Objective:
Retype exactly what runs from the first line of the data to the line with "1.6, 1.8, 2.0];", keeping both of those lines and skipping pictures.

Dataset section:
=======

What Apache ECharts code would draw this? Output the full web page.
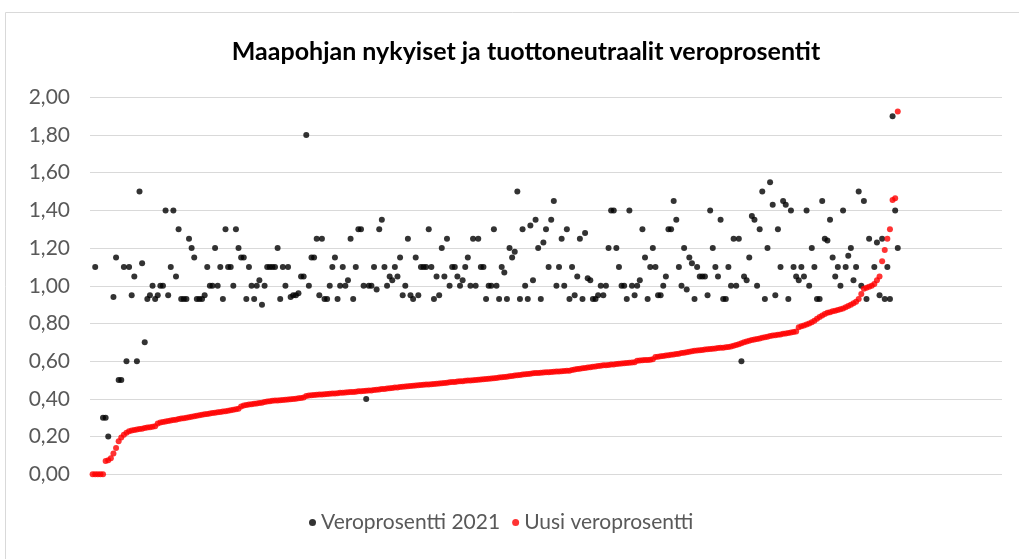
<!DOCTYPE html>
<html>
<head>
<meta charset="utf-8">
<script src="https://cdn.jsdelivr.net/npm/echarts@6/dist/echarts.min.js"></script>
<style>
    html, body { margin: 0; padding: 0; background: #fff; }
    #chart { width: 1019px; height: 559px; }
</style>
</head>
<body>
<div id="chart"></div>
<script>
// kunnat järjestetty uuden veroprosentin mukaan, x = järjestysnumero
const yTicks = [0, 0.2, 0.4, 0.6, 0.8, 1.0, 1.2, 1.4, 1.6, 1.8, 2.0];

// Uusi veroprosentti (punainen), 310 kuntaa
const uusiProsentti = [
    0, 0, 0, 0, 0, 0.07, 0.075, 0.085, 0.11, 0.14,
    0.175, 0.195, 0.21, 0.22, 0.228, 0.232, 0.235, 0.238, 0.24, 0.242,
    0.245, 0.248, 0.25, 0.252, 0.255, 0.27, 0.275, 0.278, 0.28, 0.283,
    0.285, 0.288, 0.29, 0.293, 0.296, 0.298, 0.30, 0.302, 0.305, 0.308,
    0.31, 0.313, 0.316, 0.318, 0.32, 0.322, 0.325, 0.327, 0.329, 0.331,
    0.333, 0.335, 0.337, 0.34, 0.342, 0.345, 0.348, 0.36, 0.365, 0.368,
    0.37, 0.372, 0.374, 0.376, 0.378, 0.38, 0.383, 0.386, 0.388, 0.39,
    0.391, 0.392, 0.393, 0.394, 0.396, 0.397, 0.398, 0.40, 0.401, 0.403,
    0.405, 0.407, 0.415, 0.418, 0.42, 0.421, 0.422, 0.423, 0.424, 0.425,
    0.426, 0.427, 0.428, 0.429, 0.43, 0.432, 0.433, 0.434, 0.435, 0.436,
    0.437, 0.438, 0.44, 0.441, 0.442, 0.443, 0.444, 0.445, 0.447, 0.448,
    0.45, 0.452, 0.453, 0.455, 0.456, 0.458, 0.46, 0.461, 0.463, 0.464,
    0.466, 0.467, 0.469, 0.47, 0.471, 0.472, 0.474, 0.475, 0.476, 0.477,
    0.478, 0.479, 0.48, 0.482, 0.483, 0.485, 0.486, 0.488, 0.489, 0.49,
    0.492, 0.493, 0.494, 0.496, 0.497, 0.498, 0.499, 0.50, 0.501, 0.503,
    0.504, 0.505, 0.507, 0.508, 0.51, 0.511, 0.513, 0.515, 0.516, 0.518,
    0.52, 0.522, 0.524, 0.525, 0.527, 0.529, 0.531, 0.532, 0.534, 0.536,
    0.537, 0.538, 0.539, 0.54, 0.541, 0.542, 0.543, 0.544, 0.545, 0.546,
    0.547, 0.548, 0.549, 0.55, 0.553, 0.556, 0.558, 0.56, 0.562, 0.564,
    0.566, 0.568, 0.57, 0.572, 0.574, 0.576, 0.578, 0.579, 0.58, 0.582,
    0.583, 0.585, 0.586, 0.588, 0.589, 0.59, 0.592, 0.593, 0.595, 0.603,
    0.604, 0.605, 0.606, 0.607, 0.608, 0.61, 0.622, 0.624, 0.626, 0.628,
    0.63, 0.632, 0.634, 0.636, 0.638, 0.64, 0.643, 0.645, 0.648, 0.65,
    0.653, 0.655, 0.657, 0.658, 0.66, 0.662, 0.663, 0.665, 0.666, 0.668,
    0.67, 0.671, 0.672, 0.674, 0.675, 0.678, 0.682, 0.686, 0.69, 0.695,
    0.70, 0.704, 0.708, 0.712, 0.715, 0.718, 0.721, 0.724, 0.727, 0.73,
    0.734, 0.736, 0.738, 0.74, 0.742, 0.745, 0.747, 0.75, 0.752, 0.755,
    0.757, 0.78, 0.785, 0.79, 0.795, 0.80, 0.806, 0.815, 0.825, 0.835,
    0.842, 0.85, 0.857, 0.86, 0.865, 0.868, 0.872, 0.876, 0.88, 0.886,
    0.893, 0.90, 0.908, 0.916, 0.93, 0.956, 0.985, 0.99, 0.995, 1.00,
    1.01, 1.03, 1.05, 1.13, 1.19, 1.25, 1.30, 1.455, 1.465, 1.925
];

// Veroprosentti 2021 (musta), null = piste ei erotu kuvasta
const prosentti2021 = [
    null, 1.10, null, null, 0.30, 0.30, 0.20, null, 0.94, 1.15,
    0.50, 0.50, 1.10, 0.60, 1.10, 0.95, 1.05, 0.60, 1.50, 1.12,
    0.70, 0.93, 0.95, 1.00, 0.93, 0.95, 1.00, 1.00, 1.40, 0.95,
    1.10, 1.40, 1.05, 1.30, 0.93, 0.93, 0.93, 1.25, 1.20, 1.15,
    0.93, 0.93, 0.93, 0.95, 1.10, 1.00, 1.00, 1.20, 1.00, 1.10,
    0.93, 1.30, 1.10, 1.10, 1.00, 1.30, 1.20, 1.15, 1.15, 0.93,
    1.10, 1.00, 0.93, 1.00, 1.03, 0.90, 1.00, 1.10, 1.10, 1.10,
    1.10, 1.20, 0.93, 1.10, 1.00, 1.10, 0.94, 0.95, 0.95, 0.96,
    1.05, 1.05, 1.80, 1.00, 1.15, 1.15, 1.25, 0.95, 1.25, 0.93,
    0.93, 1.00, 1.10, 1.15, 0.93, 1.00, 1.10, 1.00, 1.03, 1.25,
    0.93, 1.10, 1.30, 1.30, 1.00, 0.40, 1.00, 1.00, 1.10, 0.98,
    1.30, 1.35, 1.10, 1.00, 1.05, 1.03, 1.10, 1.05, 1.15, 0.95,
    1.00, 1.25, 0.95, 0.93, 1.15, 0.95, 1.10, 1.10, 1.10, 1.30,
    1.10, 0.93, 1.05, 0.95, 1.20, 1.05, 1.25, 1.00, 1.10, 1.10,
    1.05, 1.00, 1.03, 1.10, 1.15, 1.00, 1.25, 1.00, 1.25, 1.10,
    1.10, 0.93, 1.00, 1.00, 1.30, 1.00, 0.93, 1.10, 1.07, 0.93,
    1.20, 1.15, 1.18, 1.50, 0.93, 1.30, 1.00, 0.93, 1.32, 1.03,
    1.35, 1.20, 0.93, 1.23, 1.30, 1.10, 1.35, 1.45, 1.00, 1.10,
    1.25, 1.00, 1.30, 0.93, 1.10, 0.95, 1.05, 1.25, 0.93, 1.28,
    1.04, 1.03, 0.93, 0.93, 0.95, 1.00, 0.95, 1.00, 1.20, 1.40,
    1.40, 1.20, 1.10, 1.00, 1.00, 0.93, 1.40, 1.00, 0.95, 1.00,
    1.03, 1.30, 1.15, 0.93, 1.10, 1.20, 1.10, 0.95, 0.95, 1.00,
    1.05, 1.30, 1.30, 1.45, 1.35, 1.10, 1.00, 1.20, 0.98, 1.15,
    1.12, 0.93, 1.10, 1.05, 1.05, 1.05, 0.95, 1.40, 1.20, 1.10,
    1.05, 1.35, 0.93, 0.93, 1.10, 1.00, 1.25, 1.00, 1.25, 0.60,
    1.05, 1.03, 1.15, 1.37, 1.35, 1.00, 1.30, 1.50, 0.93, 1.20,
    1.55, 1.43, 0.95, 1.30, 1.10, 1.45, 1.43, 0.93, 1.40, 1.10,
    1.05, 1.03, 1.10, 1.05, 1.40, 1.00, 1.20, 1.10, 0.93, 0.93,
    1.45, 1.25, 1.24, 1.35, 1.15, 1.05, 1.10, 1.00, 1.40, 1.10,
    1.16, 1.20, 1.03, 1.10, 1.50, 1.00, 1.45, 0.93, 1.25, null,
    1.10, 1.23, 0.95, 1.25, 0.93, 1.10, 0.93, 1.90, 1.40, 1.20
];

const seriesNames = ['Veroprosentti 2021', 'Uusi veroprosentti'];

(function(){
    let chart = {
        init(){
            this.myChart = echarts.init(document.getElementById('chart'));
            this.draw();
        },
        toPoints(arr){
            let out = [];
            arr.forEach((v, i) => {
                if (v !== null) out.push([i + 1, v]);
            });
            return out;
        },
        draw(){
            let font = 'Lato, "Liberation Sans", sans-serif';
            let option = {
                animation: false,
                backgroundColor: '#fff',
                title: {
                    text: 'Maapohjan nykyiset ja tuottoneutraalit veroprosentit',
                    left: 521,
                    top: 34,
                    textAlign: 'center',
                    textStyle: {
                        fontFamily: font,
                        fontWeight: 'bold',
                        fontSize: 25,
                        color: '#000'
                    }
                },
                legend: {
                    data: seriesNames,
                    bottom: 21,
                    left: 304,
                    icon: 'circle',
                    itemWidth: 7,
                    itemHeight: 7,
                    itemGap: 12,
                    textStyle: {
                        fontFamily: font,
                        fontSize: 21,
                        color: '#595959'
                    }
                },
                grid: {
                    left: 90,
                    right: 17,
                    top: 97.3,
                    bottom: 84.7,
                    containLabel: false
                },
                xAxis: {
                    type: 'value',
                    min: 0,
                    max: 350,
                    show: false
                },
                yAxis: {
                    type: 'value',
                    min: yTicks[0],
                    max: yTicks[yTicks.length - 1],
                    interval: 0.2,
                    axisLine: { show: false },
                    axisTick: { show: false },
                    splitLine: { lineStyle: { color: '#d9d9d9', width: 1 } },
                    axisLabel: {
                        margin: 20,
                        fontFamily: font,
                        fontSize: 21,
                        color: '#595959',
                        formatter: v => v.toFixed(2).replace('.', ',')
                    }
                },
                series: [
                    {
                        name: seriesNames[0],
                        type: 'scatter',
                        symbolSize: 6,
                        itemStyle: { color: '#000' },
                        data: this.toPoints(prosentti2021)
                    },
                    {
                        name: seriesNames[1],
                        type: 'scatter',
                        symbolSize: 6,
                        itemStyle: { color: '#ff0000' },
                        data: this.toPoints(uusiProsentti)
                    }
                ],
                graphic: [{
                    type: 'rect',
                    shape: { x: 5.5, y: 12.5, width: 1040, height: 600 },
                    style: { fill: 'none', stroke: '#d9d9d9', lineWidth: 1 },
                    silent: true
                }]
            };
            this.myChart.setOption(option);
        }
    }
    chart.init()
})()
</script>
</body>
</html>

=======

Answer:
What Apache ECharts code would draw this? Output the full web page.
<!DOCTYPE html>
<html>
<head>
<meta charset="utf-8">
<script src="https://cdn.jsdelivr.net/npm/echarts@6/dist/echarts.min.js"></script>
<style>
    html, body { margin: 0; padding: 0; background: #fff; }
    #chart { width: 1019px; height: 559px; }
</style>
</head>
<body>
<div id="chart"></div>
<script>
// kunnat järjestetty uuden veroprosentin mukaan, x = järjestysnumero
const yTicks = [0, 0.2, 0.4, 0.6, 0.8, 1.0, 1.2, 1.4, 1.6, 1.8, 2.0];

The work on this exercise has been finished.